Buk bilong Pikinini and the Bank of South Pacific to build Libraries through the United Nation's Safe Cities Project

A Memorandum of Understanding (MOU) has been signed to enable the establishment of two libraries under the Safe Cities Project. Representatives from Bank South Pacific (BSP) together with United Nations Entity for Gender Equality and the Empowerment of Women (UN-Women), National Capital District Commission (NCDC), and Buk Bilong Pikinini (BbP) signed the MOU on the 27th of March. 

BSP Group Chief Executive Officer Robin Fleming said the bank’s decision to support is simple - to help improve literacy rates in PNG by developing a culture of reading from early childhood. 

 “BbP has embarked on a noble plan to establish libraries and learning centres regionally to promote and encourage the passion to read. BSP is privileged to partner with BbP to promote education among children, and ultimately play a part in improving access to education in PNG, because like BbP our focus is on the children and youth of our country. This partnership is a long term commitment by BSP to ensure that our children harness the necessary skill of reading as part of their development as the future leaders of PNG. Our children are our future and we must give them hope, health and opportunities,” he said. 

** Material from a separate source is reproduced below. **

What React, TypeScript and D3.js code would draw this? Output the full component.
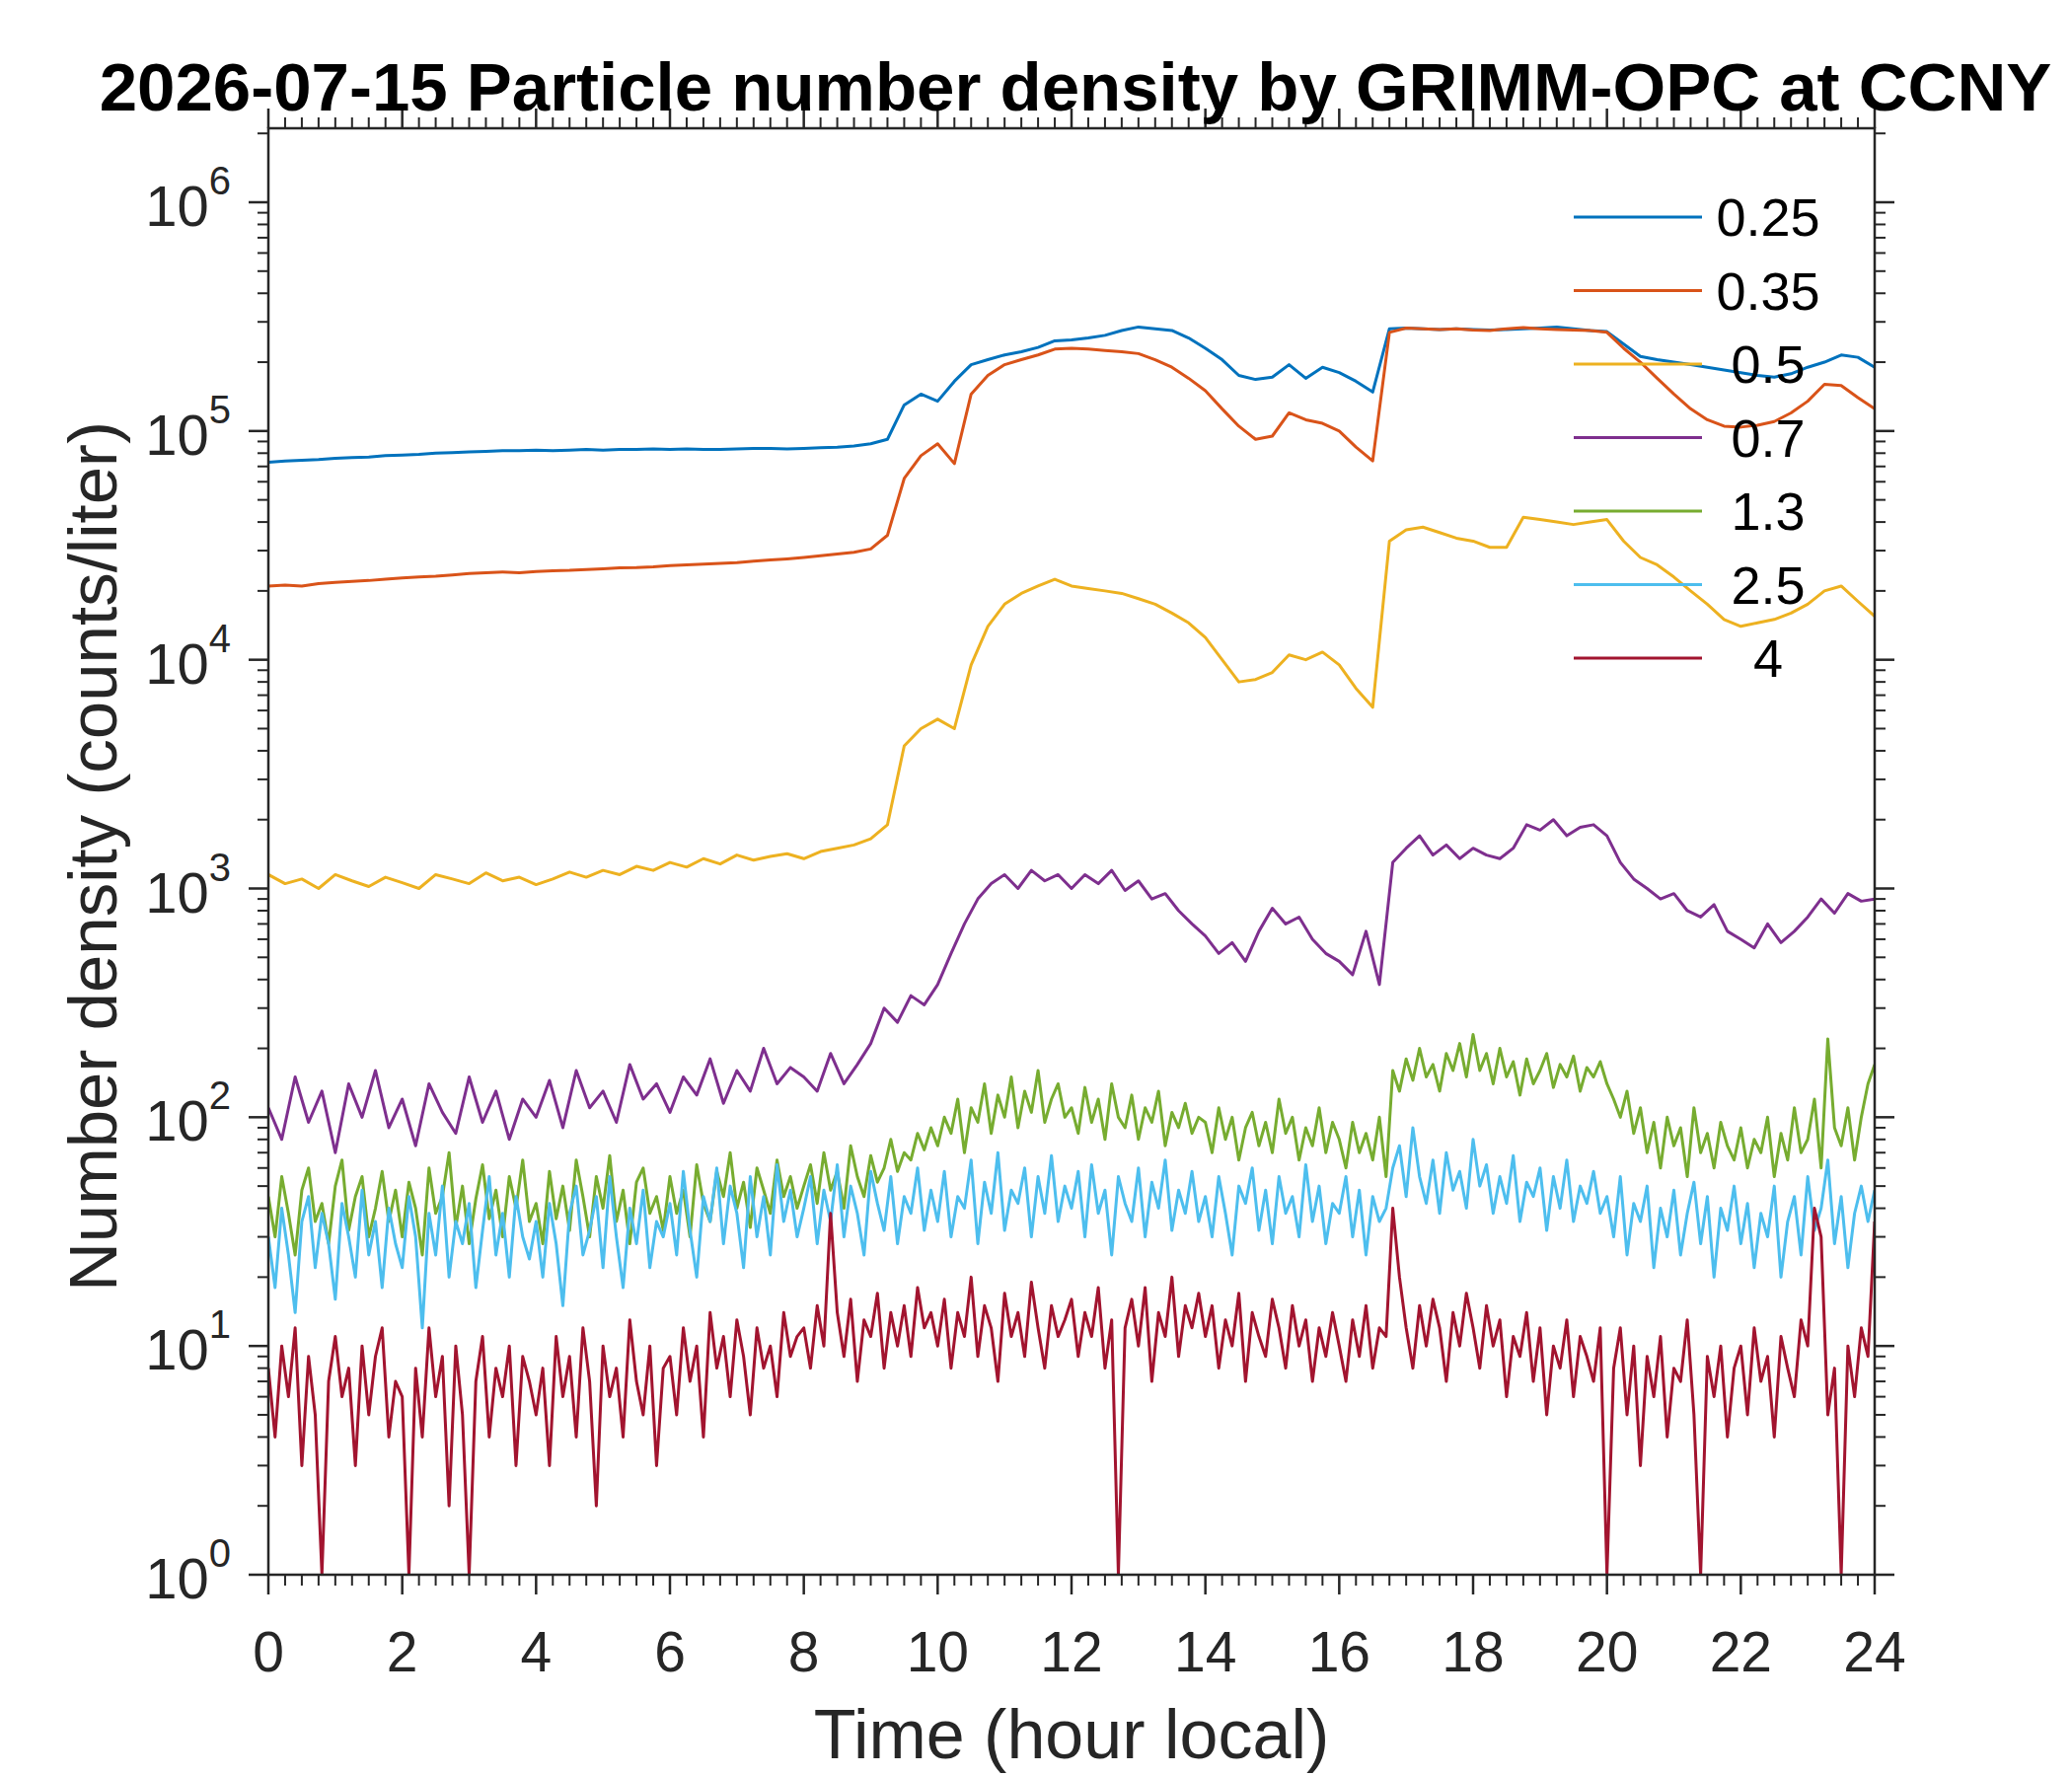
import React from "react";
import * as d3 from "d3";

const sizeLabels = ["0.25", "0.35", "0.5", "0.7", "1.3", "2.5", "4"];
const colors = ["#0072BD", "#D95319", "#EDB120", "#7E2F8E", "#77AC30", "#4DBEEE", "#A2142F"];
const xTicks = [0, 2, 4, 6, 8, 10, 12, 14, 16, 18, 20, 22, 24];
const yDecades = [0, 1, 2, 3, 4, 5, 6];

// 15-minute sampled series
const s025 = [
  73000,74000,74500,75000,76000,76500,77000,78000,78500,79000,80000,80500,81000,81500,82000,82000,82500,
  82000,82500,83000,82500,83000,83000,83500,83000,83500,83000,83000,83500,84000,84000,83500,84000,
  84500,85000,86000,88000,92000,130000,145000,135000,165000,195000,205000,215000,222000,232000,248000,250000,
  255000,262000,275000,285000,280000,275000,255000,230000,205000,175000,168000,172000,195000,170000,190000,180000,
  165000,148000,280000,282000,280000,278000,280000,278000,276000,278000,280000,282000,285000,280000,275000,272000,
  240000,212000,205000,200000,195000,190000,185000,180000,175000,172000,178000,190000,200000,215000,210000,190000,
];
const s035 = [
  21000,21200,21000,21500,21800,22000,22200,22500,22800,23000,23200,23500,23800,24000,24200,24000,24300,
  24500,24600,24800,25000,25200,25300,25500,25800,26000,26200,26400,26600,27000,27300,27600,28000,
  28500,29000,29500,30500,35000,62000,78000,88000,72000,145000,175000,195000,205000,215000,228000,230000,
  228000,225000,222000,218000,205000,190000,170000,150000,125000,105000,92000,95000,120000,112000,108000,100000,
  85000,74000,270000,282000,280000,278000,280000,276000,275000,280000,283000,280000,278000,276000,275000,270000,
  230000,200000,170000,145000,125000,112000,105000,104000,106000,110000,120000,135000,160000,158000,140000,125000,
];
const s05 = [
  1150,1050,1100,1000,1150,1080,1020,1120,1060,1000,1150,1100,1050,1170,1080,1120,1040,
  1100,1180,1120,1200,1150,1250,1200,1300,1240,1350,1280,1400,1330,1380,1420,1350,
  1450,1500,1550,1650,1900,4200,5000,5500,5000,9500,14000,17500,19500,21000,22500,21000,
  20500,20000,19500,18500,17500,16000,14500,12500,10000,8000,8200,8800,10500,10000,10800,9500,
  7500,6200,33000,37000,38000,36000,34000,33000,31000,31000,42000,41000,40000,39000,40000,41000,
  33000,28000,26000,23000,20000,17500,15000,14000,14500,15000,16000,17500,20000,21000,18000,15500,
];
// 12-minute sampled series
const s07 = [
  110,80,150,95,130,70,140,100,160,90,
  120,75,140,105,85,150,95,130,80,120,
  100,145,90,160,110,130,95,170,120,140,
  105,150,125,180,115,160,130,200,140,165,
  150,130,190,140,170,210,300,260,340,310,
  380,520,700,900,1050,1150,1000,1200,1080,1150,
  1000,1150,1050,1200,980,1080,900,950,800,700,
  620,520,580,480,650,820,700,750,600,520,
  480,420,650,380,1300,1500,1700,1400,1550,1350,
  1500,1400,1350,1500,1900,1800,2000,1700,1850,1900,
  1700,1300,1100,1000,900,950,800,750,850,650,
  600,550,700,580,650,750,900,780,950,880,
  900,
];
// 6-minute sampled series
const s13 = [
  45,30,55,38,25,48,60,35,42,28,50,65,32,45,55,30,40,58,35,48,
  30,52,40,25,60,38,45,70,33,50,28,44,62,36,48,30,55,40,65,35,
  42,28,58,36,50,32,65,45,30,55,40,68,35,48,28,52,60,38,45,32,
  55,38,48,30,62,42,35,58,45,70,40,52,33,60,48,38,65,45,55,40,
  50,62,42,70,48,58,40,75,55,45,68,52,60,80,58,70,65,85,72,90,
  75,100,85,120,70,110,95,140,85,125,100,150,90,130,105,160,95,120,140,100,
  110,85,135,95,120,80,140,100,90,125,80,110,95,130,75,105,90,115,85,100,
  95,70,110,80,100,65,90,105,75,95,70,120,85,100,65,90,75,110,70,95,
  80,60,95,70,85,65,100,55,160,130,180,145,200,150,170,130,190,160,210,150,
  230,160,190,140,200,150,175,125,180,140,160,190,135,170,150,185,130,165,150,175,
  140,120,100,130,85,110,70,95,60,100,75,90,55,110,70,85,60,95,75,65,
  90,60,80,70,100,55,85,65,110,70,80,120,60,220,90,75,110,65,100,140,
  170,
];
const s25 = [
  30,18,40,25,14,35,45,22,38,28,16,42,30,20,48,25,35,18,40,28,
  22,45,30,12,38,25,50,20,35,28,42,18,32,55,25,38,20,45,30,24,
  35,20,42,28,15,38,50,25,32,45,22,55,30,18,40,28,48,22,35,30,
  42,25,58,32,20,45,35,60,28,50,38,22,55,30,45,25,62,35,48,30,
  40,55,28,48,35,62,30,50,38,25,58,42,32,55,28,45,38,60,32,48,
  35,58,30,45,40,65,28,52,38,70,32,48,42,60,30,55,38,68,35,50,
  40,58,30,62,38,48,25,55,42,35,60,30,52,40,65,32,48,38,58,35,
  45,30,55,38,25,50,42,60,32,48,28,55,38,45,30,62,35,50,28,42,
  38,55,30,48,25,45,35,40,60,75,45,90,55,42,65,38,70,48,58,40,
  80,50,62,38,55,42,68,35,52,45,60,32,55,40,65,35,50,42,58,38,
  45,30,55,25,42,35,50,22,40,30,48,25,38,52,28,45,20,40,32,50,
  28,42,22,38,30,50,20,35,45,25,55,32,40,65,28,45,22,38,50,35,
  48,
];
const s4 = [
  8,4,10,6,12,3,9,5,1,7,11,6,8,3,10,5,9,12,4,7,
  6,1,8,4,12,6,9,2,10,5,1,7,11,4,8,6,10,3,9,7,
  5,8,3,11,6,9,4,12,7,2,10,6,8,4,13,7,5,10,3,8,
  9,5,12,7,10,4,14,8,11,6,13,9,5,12,8,10,6,14,9,11,
  12,8,15,10,38,14,9,16,7,13,11,17,8,14,10,15,9,18,12,14,
  10,16,8,14,11,20,9,15,12,7,17,11,14,9,19,12,8,15,11,13,
  16,9,14,11,18,8,13,1,12,16,10,18,7,14,11,20,9,15,12,17,
  11,15,8,13,10,17,7,14,11,9,16,12,8,15,10,13,7,12,9,14,
  10,7,13,9,15,8,12,11,40,20,12,8,15,10,16,12,7,14,10,17,
  12,8,15,10,13,6,11,9,14,7,12,5,10,8,13,6,11,9,7,12,
  1,8,12,5,10,3,9,6,11,4,8,7,13,5,1,9,6,10,4,8,
  10,5,12,7,9,4,11,8,6,13,10,40,30,5,8,1,10,6,12,9,
  35,
];
const allSeries = [s025, s035, s05, s07, s13, s25, s4];

const W = 2100, H = 1800;
const L = 272, R = 1900, T = 130, B = 1596;
const font = "'Liberation Sans', Arial, Helvetica, sans-serif";
const axisColor = "#262626";

export default function App() {
  const x = d3.scaleLinear().domain([0, 24]).range([L, R]);
  const yy = d3.scaleLog().domain([1, 1e6]).range([B, 205]);
  const line = (arr: number[]) => {
    const step = 24 / (arr.length - 1);
    return d3.line<number>().x((_, i) => x(i * step)).y((v) => yy(Math.max(1, v)))(arr) || "";
  };
  const minorX = d3.range(0, 24.001, 0.25).filter((v) => Math.abs(v / 2 - Math.round(v / 2)) > 1e-6);
  const minorY: number[] = [];
  yDecades.forEach((d) => {
    for (let k = 2; k <= 9; k++) {
      const v = k * Math.pow(10, d);
      if (yy(v) >= T) minorY.push(v);
    }
  });
  const legY0 = 220, legDy = 74.5;
  return (
    <svg width={W} height={H} style={{ position: "absolute", left: 0, top: 0, background: "#fff" }} fontFamily={font}>
      <rect width={W} height={H} fill="#fff" />
      <defs>
        <clipPath id="plot">
          <rect x={L} y={T} width={R - L} height={B - T} />
        </clipPath>
      </defs>
      <g clipPath="url(#plot)">
        {allSeries.map((s, i) => (
          <path key={i} d={line(s)} fill="none" stroke={colors[i]} strokeWidth={3} strokeLinejoin="round" />
        ))}
      </g>
      <rect x={L} y={T} width={R - L} height={B - T} fill="none" stroke={axisColor} strokeWidth={2.5} />
      {xTicks.map((t) => (
        <g key={"xt" + t}>
          <line x1={x(t)} x2={x(t)} y1={B} y2={B + 20} stroke={axisColor} strokeWidth={2.5} />
          <line x1={x(t)} x2={x(t)} y1={T} y2={T - 20} stroke={axisColor} strokeWidth={2.5} />
          <text x={x(t)} y={B + 98} fontSize={57} textAnchor="middle" fill={axisColor}>{t}</text>
        </g>
      ))}
      {minorX.map((t) => (
        <g key={"xm" + t}>
          <line x1={x(t)} x2={x(t)} y1={B} y2={B + 11} stroke={axisColor} strokeWidth={2} />
          <line x1={x(t)} x2={x(t)} y1={T} y2={T - 11} stroke={axisColor} strokeWidth={2} />
        </g>
      ))}
      {yDecades.map((d) => (
        <g key={"yt" + d}>
          <line x1={L} x2={L - 20} y1={yy(Math.pow(10, d))} y2={yy(Math.pow(10, d))} stroke={axisColor} strokeWidth={2.5} />
          <line x1={R} x2={R + 20} y1={yy(Math.pow(10, d))} y2={yy(Math.pow(10, d))} stroke={axisColor} strokeWidth={2.5} />
          <text x={L - 38} y={yy(Math.pow(10, d)) + 24} fontSize={58} textAnchor="end" fill={axisColor}>
            10<tspan dy={-32} fontSize={40}>{d}</tspan>
          </text>
        </g>
      ))}
      {minorY.map((v, i) => (
        <g key={"ym" + i}>
          <line x1={L} x2={L - 11} y1={yy(v)} y2={yy(v)} stroke={axisColor} strokeWidth={2} />
          <line x1={R} x2={R + 11} y1={yy(v)} y2={yy(v)} stroke={axisColor} strokeWidth={2} />
        </g>
      ))}
      <text x={1090} y={112} fontSize={69} fontWeight="bold" textAnchor="middle" fill="#000">
        2026-07-15 Particle number density by GRIMM-OPC at CCNY
      </text>
      <text x={(L + R) / 2} y={1782} fontSize={70} textAnchor="middle" fill={axisColor}>Time (hour local)</text>
      <text transform={`translate(118, ${(T + B) / 2 + 5}) rotate(-90)`} fontSize={69} textAnchor="middle" fill={axisColor}>
        Number density (counts/liter)
      </text>
      {sizeLabels.map((lab, i) => (
        <g key={"lg" + i}>
          <line x1={1595} x2={1725} y1={legY0 + i * legDy} y2={legY0 + i * legDy} stroke={colors[i]} strokeWidth={3} />
          <text x={1792} y={legY0 + i * legDy + 19} fontSize={54} textAnchor="middle" fill="#000">{lab}</text>
        </g>
      ))}
    </svg>
  );
}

 "However, sadly most public libraries have shut down and literacy rates have been on the decline, but there there is hope, as BbP an independent charity organisation has moved to change this, embarking on setting up libraries to promote and assist children in finding the passion to read,"he added.

Under the MOU, the two libraries will be located at Gerehu and Gordons markets, which are generally known to be very unsafe areas.

Buk bilong Pikinini is looking forward to working with UN team, the National Capital District and the Bank of South Pacific to establish libraries in locations which are now made safe for women and girls. According to UN research it is very important to create these safe areas as "over half of women market vendors in PNG have to bring their children to the market as many of the children do not attend school. Women in PNG suffer disproportionately from poverty an experience major barriers to participation in their communities due to low levels of literacy and education, high incidence of domestic violence and poorer access to health services."

It has always been Buk bilong Pikinini's goal to serve the most vulnerable children in Papua New Guinea and we are grateful for the opportunity to be able to do so in partnership with BSP, NCDC and the UN.